* begin Dataset records *

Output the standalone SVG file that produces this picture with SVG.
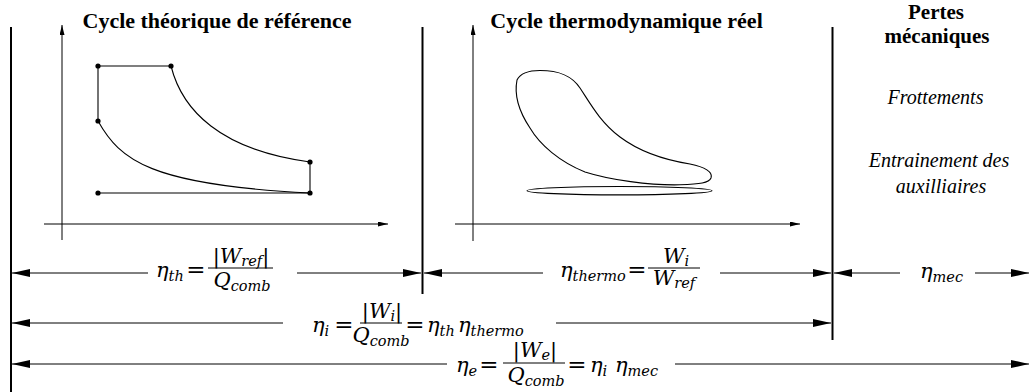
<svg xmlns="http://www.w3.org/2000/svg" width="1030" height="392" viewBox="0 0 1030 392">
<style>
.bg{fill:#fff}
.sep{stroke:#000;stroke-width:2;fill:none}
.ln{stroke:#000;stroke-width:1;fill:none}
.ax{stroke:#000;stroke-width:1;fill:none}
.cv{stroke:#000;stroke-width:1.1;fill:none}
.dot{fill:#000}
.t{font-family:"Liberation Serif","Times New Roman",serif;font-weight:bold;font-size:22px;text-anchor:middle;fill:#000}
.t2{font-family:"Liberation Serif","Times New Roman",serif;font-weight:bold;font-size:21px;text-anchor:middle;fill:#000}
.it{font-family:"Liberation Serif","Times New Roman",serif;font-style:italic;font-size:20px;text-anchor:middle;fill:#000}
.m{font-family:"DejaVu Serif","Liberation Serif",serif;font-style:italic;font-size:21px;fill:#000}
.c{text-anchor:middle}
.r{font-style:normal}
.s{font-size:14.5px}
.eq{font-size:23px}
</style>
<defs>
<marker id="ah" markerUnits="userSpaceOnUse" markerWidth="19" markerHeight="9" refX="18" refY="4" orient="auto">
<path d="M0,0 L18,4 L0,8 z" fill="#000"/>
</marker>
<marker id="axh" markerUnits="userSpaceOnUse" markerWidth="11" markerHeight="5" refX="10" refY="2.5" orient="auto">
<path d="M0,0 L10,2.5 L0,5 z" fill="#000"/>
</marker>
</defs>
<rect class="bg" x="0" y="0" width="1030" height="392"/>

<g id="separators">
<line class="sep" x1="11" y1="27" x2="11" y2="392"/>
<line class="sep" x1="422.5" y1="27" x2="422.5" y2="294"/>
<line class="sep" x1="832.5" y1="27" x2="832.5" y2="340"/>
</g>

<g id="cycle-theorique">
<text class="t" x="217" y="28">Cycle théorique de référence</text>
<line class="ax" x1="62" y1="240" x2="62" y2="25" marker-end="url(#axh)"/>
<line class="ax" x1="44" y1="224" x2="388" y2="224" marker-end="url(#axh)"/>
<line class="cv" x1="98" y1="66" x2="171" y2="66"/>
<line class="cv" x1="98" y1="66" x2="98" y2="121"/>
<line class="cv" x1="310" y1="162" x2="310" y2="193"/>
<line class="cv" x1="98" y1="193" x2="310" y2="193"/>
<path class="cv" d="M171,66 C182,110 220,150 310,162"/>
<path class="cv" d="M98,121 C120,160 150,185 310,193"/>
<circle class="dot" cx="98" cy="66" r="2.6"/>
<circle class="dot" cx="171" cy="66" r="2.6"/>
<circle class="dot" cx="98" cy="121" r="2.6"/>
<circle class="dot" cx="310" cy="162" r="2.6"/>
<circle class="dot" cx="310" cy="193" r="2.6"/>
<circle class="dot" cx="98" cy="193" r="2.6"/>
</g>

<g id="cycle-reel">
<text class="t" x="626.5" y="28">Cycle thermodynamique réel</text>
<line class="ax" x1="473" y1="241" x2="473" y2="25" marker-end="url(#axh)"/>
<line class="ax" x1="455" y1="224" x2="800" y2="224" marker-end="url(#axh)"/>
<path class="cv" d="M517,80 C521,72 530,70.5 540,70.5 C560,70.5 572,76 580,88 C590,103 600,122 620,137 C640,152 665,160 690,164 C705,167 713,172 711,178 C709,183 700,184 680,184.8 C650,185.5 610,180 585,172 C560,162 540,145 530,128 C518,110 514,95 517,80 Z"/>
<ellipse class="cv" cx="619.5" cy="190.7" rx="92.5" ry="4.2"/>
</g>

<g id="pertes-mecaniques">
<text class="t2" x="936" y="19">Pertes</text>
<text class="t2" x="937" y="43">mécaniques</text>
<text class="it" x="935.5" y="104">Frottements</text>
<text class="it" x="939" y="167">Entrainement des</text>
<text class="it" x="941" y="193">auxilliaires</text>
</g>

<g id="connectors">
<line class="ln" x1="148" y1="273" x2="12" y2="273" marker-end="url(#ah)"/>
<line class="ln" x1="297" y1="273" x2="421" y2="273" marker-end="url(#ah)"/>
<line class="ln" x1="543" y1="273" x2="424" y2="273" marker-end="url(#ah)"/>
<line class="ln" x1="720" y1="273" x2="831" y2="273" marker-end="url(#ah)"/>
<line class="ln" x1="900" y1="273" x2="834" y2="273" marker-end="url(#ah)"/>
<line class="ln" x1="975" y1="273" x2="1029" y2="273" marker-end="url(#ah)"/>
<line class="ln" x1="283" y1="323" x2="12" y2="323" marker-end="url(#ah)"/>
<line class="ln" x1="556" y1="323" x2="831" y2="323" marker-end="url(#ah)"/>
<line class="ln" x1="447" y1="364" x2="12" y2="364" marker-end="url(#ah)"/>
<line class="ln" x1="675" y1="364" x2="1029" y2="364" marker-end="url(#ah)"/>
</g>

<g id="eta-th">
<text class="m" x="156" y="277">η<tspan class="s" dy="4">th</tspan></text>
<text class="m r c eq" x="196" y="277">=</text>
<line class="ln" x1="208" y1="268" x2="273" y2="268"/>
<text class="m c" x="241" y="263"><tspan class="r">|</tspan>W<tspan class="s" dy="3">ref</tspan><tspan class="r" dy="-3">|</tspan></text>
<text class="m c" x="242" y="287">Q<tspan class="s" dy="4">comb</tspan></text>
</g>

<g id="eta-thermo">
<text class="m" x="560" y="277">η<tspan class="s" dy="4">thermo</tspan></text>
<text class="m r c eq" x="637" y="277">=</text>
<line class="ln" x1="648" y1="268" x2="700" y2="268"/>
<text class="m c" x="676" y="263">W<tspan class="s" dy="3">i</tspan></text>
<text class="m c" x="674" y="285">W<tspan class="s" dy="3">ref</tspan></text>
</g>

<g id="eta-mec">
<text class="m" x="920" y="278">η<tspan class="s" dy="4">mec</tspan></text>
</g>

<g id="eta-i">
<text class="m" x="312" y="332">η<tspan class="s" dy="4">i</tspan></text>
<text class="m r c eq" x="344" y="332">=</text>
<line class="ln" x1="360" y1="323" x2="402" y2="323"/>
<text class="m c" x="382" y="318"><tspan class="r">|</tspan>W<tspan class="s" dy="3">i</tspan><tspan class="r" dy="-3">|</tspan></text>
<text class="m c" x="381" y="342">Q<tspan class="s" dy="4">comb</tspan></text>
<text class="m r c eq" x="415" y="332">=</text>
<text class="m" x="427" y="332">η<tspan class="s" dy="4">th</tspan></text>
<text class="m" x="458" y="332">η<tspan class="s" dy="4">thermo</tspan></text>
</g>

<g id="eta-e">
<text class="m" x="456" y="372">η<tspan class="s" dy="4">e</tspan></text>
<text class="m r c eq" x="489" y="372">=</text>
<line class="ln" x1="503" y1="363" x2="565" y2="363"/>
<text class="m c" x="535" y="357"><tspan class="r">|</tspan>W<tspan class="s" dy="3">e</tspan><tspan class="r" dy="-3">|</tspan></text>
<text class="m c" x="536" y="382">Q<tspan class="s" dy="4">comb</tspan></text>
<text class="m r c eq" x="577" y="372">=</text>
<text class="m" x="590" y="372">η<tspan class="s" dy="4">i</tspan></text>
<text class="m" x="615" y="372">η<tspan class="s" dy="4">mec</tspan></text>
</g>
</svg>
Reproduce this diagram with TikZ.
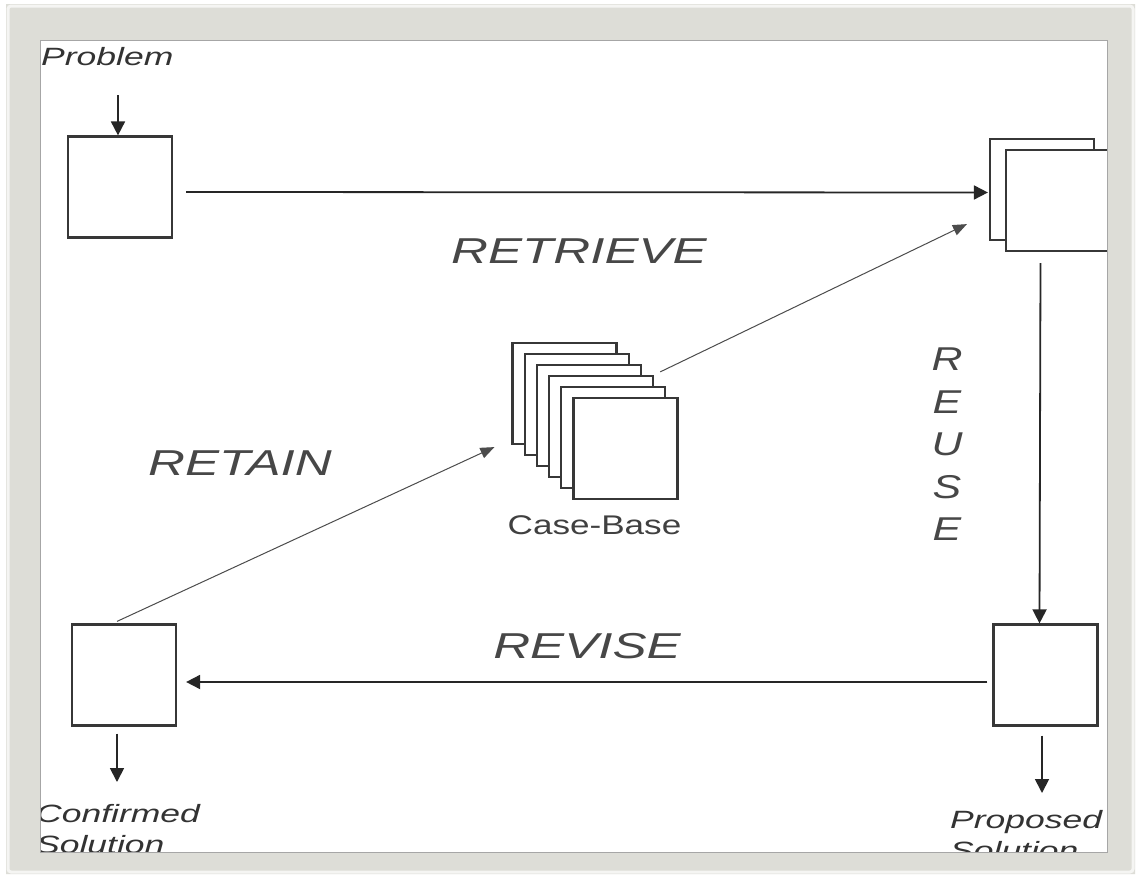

* end Dataset records *

What is being asked: Output each line exactly; omit every picture.

Answer:
Output the standalone SVG file that produces this picture with SVG.
<svg xmlns="http://www.w3.org/2000/svg" width="1030" height="392" viewBox="0 0 1030 392">
<style>
.bg{fill:#fff}
.sep{stroke:#000;stroke-width:2;fill:none}
.ln{stroke:#000;stroke-width:1;fill:none}
.ax{stroke:#000;stroke-width:1;fill:none}
.cv{stroke:#000;stroke-width:1.1;fill:none}
.dot{fill:#000}
.t{font-family:"Liberation Serif","Times New Roman",serif;font-weight:bold;font-size:22px;text-anchor:middle;fill:#000}
.t2{font-family:"Liberation Serif","Times New Roman",serif;font-weight:bold;font-size:21px;text-anchor:middle;fill:#000}
.it{font-family:"Liberation Serif","Times New Roman",serif;font-style:italic;font-size:20px;text-anchor:middle;fill:#000}
.m{font-family:"DejaVu Serif","Liberation Serif",serif;font-style:italic;font-size:21px;fill:#000}
.c{text-anchor:middle}
.r{font-style:normal}
.s{font-size:14.5px}
.eq{font-size:23px}
</style>
<defs>
<marker id="ah" markerUnits="userSpaceOnUse" markerWidth="19" markerHeight="9" refX="18" refY="4" orient="auto">
<path d="M0,0 L18,4 L0,8 z" fill="#000"/>
</marker>
<marker id="axh" markerUnits="userSpaceOnUse" markerWidth="11" markerHeight="5" refX="10" refY="2.5" orient="auto">
<path d="M0,0 L10,2.5 L0,5 z" fill="#000"/>
</marker>
</defs>
<rect class="bg" x="0" y="0" width="1030" height="392"/>

<g id="separators">
<line class="sep" x1="11" y1="27" x2="11" y2="392"/>
<line class="sep" x1="422.5" y1="27" x2="422.5" y2="294"/>
<line class="sep" x1="832.5" y1="27" x2="832.5" y2="340"/>
</g>

<g id="cycle-theorique">
<text class="t" x="217" y="28">Cycle théorique de référence</text>
<line class="ax" x1="62" y1="240" x2="62" y2="25" marker-end="url(#axh)"/>
<line class="ax" x1="44" y1="224" x2="388" y2="224" marker-end="url(#axh)"/>
<line class="cv" x1="98" y1="66" x2="171" y2="66"/>
<line class="cv" x1="98" y1="66" x2="98" y2="121"/>
<line class="cv" x1="310" y1="162" x2="310" y2="193"/>
<line class="cv" x1="98" y1="193" x2="310" y2="193"/>
<path class="cv" d="M171,66 C182,110 220,150 310,162"/>
<path class="cv" d="M98,121 C120,160 150,185 310,193"/>
<circle class="dot" cx="98" cy="66" r="2.6"/>
<circle class="dot" cx="171" cy="66" r="2.6"/>
<circle class="dot" cx="98" cy="121" r="2.6"/>
<circle class="dot" cx="310" cy="162" r="2.6"/>
<circle class="dot" cx="310" cy="193" r="2.6"/>
<circle class="dot" cx="98" cy="193" r="2.6"/>
</g>

<g id="cycle-reel">
<text class="t" x="626.5" y="28">Cycle thermodynamique réel</text>
<line class="ax" x1="473" y1="241" x2="473" y2="25" marker-end="url(#axh)"/>
<line class="ax" x1="455" y1="224" x2="800" y2="224" marker-end="url(#axh)"/>
<path class="cv" d="M517,80 C521,72 530,70.5 540,70.5 C560,70.5 572,76 580,88 C590,103 600,122 620,137 C640,152 665,160 690,164 C705,167 713,172 711,178 C709,183 700,184 680,184.8 C650,185.5 610,180 585,172 C560,162 540,145 530,128 C518,110 514,95 517,80 Z"/>
<ellipse class="cv" cx="619.5" cy="190.7" rx="92.5" ry="4.2"/>
</g>

<g id="pertes-mecaniques">
<text class="t2" x="936" y="19">Pertes</text>
<text class="t2" x="937" y="43">mécaniques</text>
<text class="it" x="935.5" y="104">Frottements</text>
<text class="it" x="939" y="167">Entrainement des</text>
<text class="it" x="941" y="193">auxilliaires</text>
</g>

<g id="connectors">
<line class="ln" x1="148" y1="273" x2="12" y2="273" marker-end="url(#ah)"/>
<line class="ln" x1="297" y1="273" x2="421" y2="273" marker-end="url(#ah)"/>
<line class="ln" x1="543" y1="273" x2="424" y2="273" marker-end="url(#ah)"/>
<line class="ln" x1="720" y1="273" x2="831" y2="273" marker-end="url(#ah)"/>
<line class="ln" x1="900" y1="273" x2="834" y2="273" marker-end="url(#ah)"/>
<line class="ln" x1="975" y1="273" x2="1029" y2="273" marker-end="url(#ah)"/>
<line class="ln" x1="283" y1="323" x2="12" y2="323" marker-end="url(#ah)"/>
<line class="ln" x1="556" y1="323" x2="831" y2="323" marker-end="url(#ah)"/>
<line class="ln" x1="447" y1="364" x2="12" y2="364" marker-end="url(#ah)"/>
<line class="ln" x1="675" y1="364" x2="1029" y2="364" marker-end="url(#ah)"/>
</g>

<g id="eta-th">
<text class="m" x="156" y="277">η<tspan class="s" dy="4">th</tspan></text>
<text class="m r c eq" x="196" y="277">=</text>
<line class="ln" x1="208" y1="268" x2="273" y2="268"/>
<text class="m c" x="241" y="263"><tspan class="r">|</tspan>W<tspan class="s" dy="3">ref</tspan><tspan class="r" dy="-3">|</tspan></text>
<text class="m c" x="242" y="287">Q<tspan class="s" dy="4">comb</tspan></text>
</g>

<g id="eta-thermo">
<text class="m" x="560" y="277">η<tspan class="s" dy="4">thermo</tspan></text>
<text class="m r c eq" x="637" y="277">=</text>
<line class="ln" x1="648" y1="268" x2="700" y2="268"/>
<text class="m c" x="676" y="263">W<tspan class="s" dy="3">i</tspan></text>
<text class="m c" x="674" y="285">W<tspan class="s" dy="3">ref</tspan></text>
</g>

<g id="eta-mec">
<text class="m" x="920" y="278">η<tspan class="s" dy="4">mec</tspan></text>
</g>

<g id="eta-i">
<text class="m" x="312" y="332">η<tspan class="s" dy="4">i</tspan></text>
<text class="m r c eq" x="344" y="332">=</text>
<line class="ln" x1="360" y1="323" x2="402" y2="323"/>
<text class="m c" x="382" y="318"><tspan class="r">|</tspan>W<tspan class="s" dy="3">i</tspan><tspan class="r" dy="-3">|</tspan></text>
<text class="m c" x="381" y="342">Q<tspan class="s" dy="4">comb</tspan></text>
<text class="m r c eq" x="415" y="332">=</text>
<text class="m" x="427" y="332">η<tspan class="s" dy="4">th</tspan></text>
<text class="m" x="458" y="332">η<tspan class="s" dy="4">thermo</tspan></text>
</g>

<g id="eta-e">
<text class="m" x="456" y="372">η<tspan class="s" dy="4">e</tspan></text>
<text class="m r c eq" x="489" y="372">=</text>
<line class="ln" x1="503" y1="363" x2="565" y2="363"/>
<text class="m c" x="535" y="357"><tspan class="r">|</tspan>W<tspan class="s" dy="3">e</tspan><tspan class="r" dy="-3">|</tspan></text>
<text class="m c" x="536" y="382">Q<tspan class="s" dy="4">comb</tspan></text>
<text class="m r c eq" x="577" y="372">=</text>
<text class="m" x="590" y="372">η<tspan class="s" dy="4">i</tspan></text>
<text class="m" x="615" y="372">η<tspan class="s" dy="4">mec</tspan></text>
</g>
</svg>
Reproduce this diagram with TikZ.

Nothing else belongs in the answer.